Practice!

Sample Problem

Find the minimum value of z=2x-y where y≥0, subject to the following constraints

y-x≥5

y+3x≤-5

x≤-3

Maximum value

3

-10

  -8

-2

Minimum value

3

-10

-8

  does not exist

Solution

 

First, sketch the region corresponding to the system of constraints.

y≥0 is the area above y=0 (the x-axis).

y-x≥5 is the area to the left of the line y=x+5

 y+3x≤-5 is the area to the left of the line y=-3x-5 and x≤-3 is the area to the left of the line x=-3. The constraints from the region highlighted in blue stripes.

Next, find the vertices of the region

At (-3, 4): z=2(-3)-(4)=-10

At (-3, 2): z=2(-3)-(2)=-8

At (-5, 0): z=2(-5)-(0)=-10

Note that the point (x, 0) lies in the region for all values x≤-5. Substituting this point into the objection function, you get z=2(x)+0=2x where x can be infinitely small. You can obtain values of z that are as small as you want. So, there is no minimum value of z. (a minimum value does not exist)

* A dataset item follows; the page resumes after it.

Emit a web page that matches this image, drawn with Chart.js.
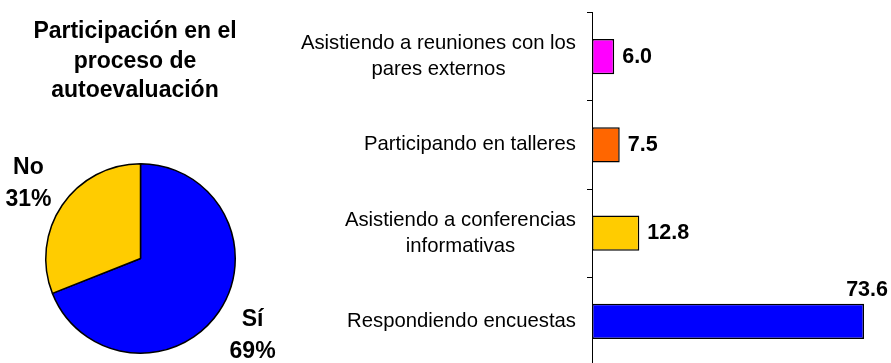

However, there is a maximum value of z (we are limited to positive y-values and negative x-values based on the constraints…the values of z will only get smaller and smaller as we move farther into the region, so the maximum value of z must occur at one of the vertices.

The maximum value of z is therefore -8 and occurs at x=-3 and y=2.